View how the warehouse line of credit works


Risks

Risk of Repurchase:

When a mortgage banker closes loans in its own name, it assumes greater responsibility for the quality of the mortgage. Although repurchase risks can be reduced through diligent underwriting and quality control, some repurchases may be unavoidable. Should this happen, the mortgage banker will need enough cash in order to repurchase the loan. Mortgage warehouse lenders look for liquidity (cash & cash equivalents) in your company during the approval process.

Market Risk:

Mortgage bankers may hold loans in their warehouse line for a maximum of 60 days, although their average "turn time" must be considerably less than 60 days. During that period, interest rates may fluctuate and the price the investor may pay for a loan may move significantly up or down.

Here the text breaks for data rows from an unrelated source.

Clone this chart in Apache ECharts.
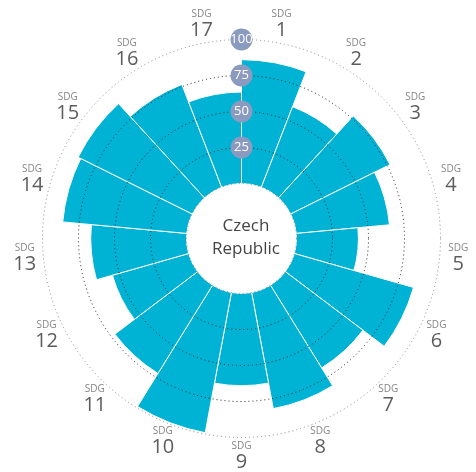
<!DOCTYPE html>
<html>
<head>
<meta charset="utf-8">
<script src="https://cdn.jsdelivr.net/npm/echarts@6/dist/echarts.min.js"></script>
<style>
  html, body { margin: 0; padding: 0; background: #fff; }
  #chart { width: 476px; height: 472px; }
</style>
</head>
<body>
<div id="chart"></div>
<script>
// SDG goal numbers, clockwise from 12 o'clock
const goals = [1, 2, 3, 4, 5, 6, 7, 8, 9, 10, 11, 12, 13, 14, 15, 16, 17];
// Goal scores (0-100)
const scores = [86, 60, 77, 65, 43, 86, 67.5, 82, 64, 99, 72, 55, 66.5, 86.5, 88.5, 76.5, 63.5];
// Radial scale ticks
const scaleTicks = [0, 25, 50, 75, 100];
const countryName = 'Czech\nRepublic';

const FONT = '"Open Sans", "Noto Sans", sans-serif';
// Goal names sit on a ring just outside the 100 circle (in score units)
const LABEL_RING = 113;

const chart = echarts.init(document.getElementById('chart'));
chart.setOption({
  animation: false,
  backgroundColor: '#ffffff',
  title: {
    text: countryName,
    left: 241,
    top: 210,
    textAlign: 'center',
    textStyle: { fontFamily: FONT, fontSize: 17, fontWeight: 'normal', color: '#444', lineHeight: 23 }
  },
  polar: {
    center: [241.5, 238.5],
    radius: [55, 199]
  },
  angleAxis: {
    type: 'category',
    data: goals,
    startAngle: 90,
    clockwise: true,
    boundaryGap: true,
    z: 10,
    axisLine: { show: true, lineStyle: { color: '#8a8a8a', type: [1, 3], width: 1 } },
    axisTick: { show: false },
    splitLine: { show: false },
    axisLabel: { show: false }
  },
  radiusAxis: {
    type: 'value',
    min: scaleTicks[0],
    max: scaleTicks[scaleTicks.length - 1],
    interval: 25,
    z: 10,
    axisLine: { show: false },
    axisTick: { show: false },
    splitLine: {
      show: true,
      lineStyle: { color: ['rgba(0,0,0,0)', '#222', '#222', '#222', 'rgba(0,0,0,0)'], type: [1, 3], width: 1 }
    },
    axisLabel: {
      showMinLabel: false,
      margin: 0,
      align: 'center',
      verticalAlign: 'middle',
      color: '#fff',
      fontFamily: FONT,
      fontSize: 13,
      backgroundColor: '#8b9bbf',
      borderRadius: 11,
      width: 22,
      height: 22,
      lineHeight: 22,
      padding: 0
    }
  },
  series: [{
    type: 'bar',
    coordinateSystem: 'polar',
    data: scores,
    barCategoryGap: '0%',
    itemStyle: { color: '#00b2d3', borderColor: '#ffffff', borderWidth: 1 },
    z: 2
  }, {
    // goal captions, centred on each sector's mid-angle
    type: 'scatter',
    coordinateSystem: 'polar',
    clip: false,
    symbolSize: 0,
    silent: true,
    data: goals.map((g, i) => [LABEL_RING, i]),
    label: {
      show: true,
      position: 'inside',
      align: 'center',
      verticalAlign: 'middle',
      formatter: p => '{a|SDG}\n{b|' + goals[p.dataIndex] + '}',
      rich: {
        a: { fontFamily: FONT, fontSize: 10, color: '#666', lineHeight: 12, align: 'center' },
        b: { fontFamily: FONT, fontSize: 20, color: '#333', lineHeight: 20, align: 'center' }
      }
    },
    z: 5
  }]
});
</script>
</body>
</html>
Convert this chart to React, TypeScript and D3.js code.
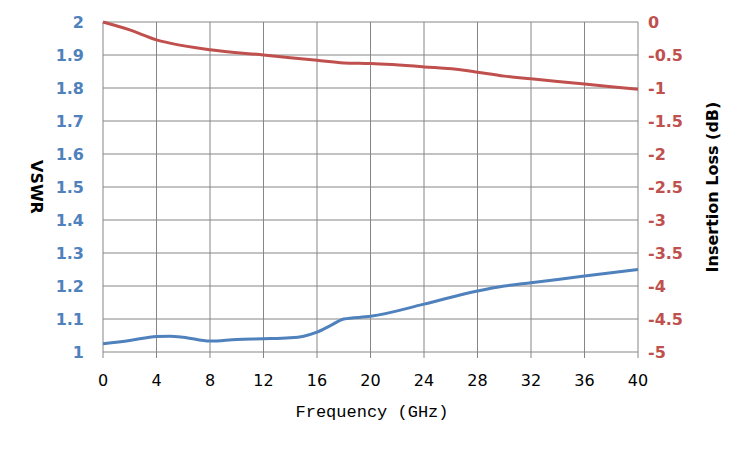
import React from "react";
import * as d3 from "d3";

const freqTicks = [0, 4, 8, 12, 16, 20, 24, 28, 32, 36, 40];
const vswrTicks = [1, 1.1, 1.2, 1.3, 1.4, 1.5, 1.6, 1.7, 1.8, 1.9, 2];
const lossTicks = [0, -0.5, -1, -1.5, -2, -2.5, -3, -3.5, -4, -4.5, -5];

const vswrFreq = [0, 2, 4, 5, 6, 8, 10, 12, 14, 15, 16, 17, 18, 20, 24, 28, 30, 32, 36, 40];
const vswrVals = [1.025, 1.035, 1.047, 1.048, 1.045, 1.033, 1.038, 1.04, 1.043, 1.048, 1.06, 1.08, 1.1, 1.108, 1.145, 1.185, 1.2, 1.21, 1.23, 1.25];

const lossFreq = [0, 2, 4, 5, 8, 12, 16, 18, 20, 24, 27, 28, 30, 32, 36, 40];
const lossVals = [0, -0.12, -0.27, -0.32, -0.42, -0.5, -0.58, -0.62, -0.63, -0.68, -0.73, -0.76, -0.82, -0.86, -0.94, -1.02];

const BLUE = "#4F81BD";
const RED = "#C0504D";

export default function App() {
  const W = 750, H = 450;
  const x = d3.scaleLinear().domain([0, 40]).range([103, 638]);
  const yL = d3.scaleLinear().domain([1, 2]).range([352, 22]);
  const yR = d3.scaleLinear().domain([-5, 0]).range([352, 22]);
  const lineL = d3.line<number>().x((_, i) => x(vswrFreq[i])).y((d) => yL(d)).curve(d3.curveMonotoneX);
  const lineR = d3.line<number>().x((_, i) => x(lossFreq[i])).y((d) => yR(d)).curve(d3.curveMonotoneX);
  const font = "Verdana, 'DejaVu Sans', sans-serif";
  return (
    <svg width={W} height={H} style={{ position: "absolute", left: 0, top: 0 }}>
      <rect width={W} height={H} fill="#fff" />
      {vswrTicks.map((t) => (
        <line key={"h" + t} x1={103} x2={638} y1={yL(t)} y2={yL(t)} stroke="#868686" strokeWidth={1} />
      ))}
      {freqTicks.map((t) => (
        <g key={"v" + t}>
          <line x1={x(t)} x2={x(t)} y1={22} y2={358} stroke="#868686" strokeWidth={1} />
          <text x={x(t)} y={386} textAnchor="middle" fontFamily={font} fontSize={16} fill="#000">{t}</text>
        </g>
      ))}
      {vswrTicks.map((t) => (
        <text key={"l" + t} x={84} y={yL(t) + 6} textAnchor="end" fontFamily={font} fontWeight="bold" fontSize={16} fill={BLUE}>{d3.format("")(+t.toFixed(1))}</text>
      ))}
      {lossTicks.map((t) => (
        <text key={"r" + t} x={648} y={yR(t) + 6} textAnchor="start" fontFamily={font} fontWeight="bold" fontSize={16} fill={RED}>{String(t)}</text>
      ))}
      <path d={lineL(vswrVals) || ""} fill="none" stroke={BLUE} strokeWidth={3} />
      <path d={lineR(lossVals) || ""} fill="none" stroke={RED} strokeWidth={3} />
      <text x={372} y={417} textAnchor="middle" fontFamily="'Liberation Mono', 'DejaVu Sans Mono', monospace" fontSize={17} fill="#000">Frequency (GHz)</text>
      <text transform={`translate(31,187) rotate(90)`} textAnchor="middle" fontFamily={font} fontWeight="bold" fontSize={16} fill="#000">VSWR</text>
      <text transform={`translate(718,187) rotate(-90)`} textAnchor="middle" fontFamily={font} fontWeight="bold" fontSize={16} fill="#000">Insertion Loss (dB)</text>
    </svg>
  );
}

That is why it is mandatory that the mortgage banker locks its loans with the investor, prior to requesting funding proceeds from its warehouse lender.

Investor Risk:

Purchase commitments are not always iron clad. You need to develop good relationships with several investors.

Fraud Risk:

Risk of fraud is ever present. As a mortgage banker, you will need to employ application screening and quality control procedures that significantly mitigate the risk of fraud.

Overhead Commitment:

As a mortgage banker, you may need to hire additional staff for funding, warehousing, secondary marketing and accounting. Such additional expenses should be taken into consideration.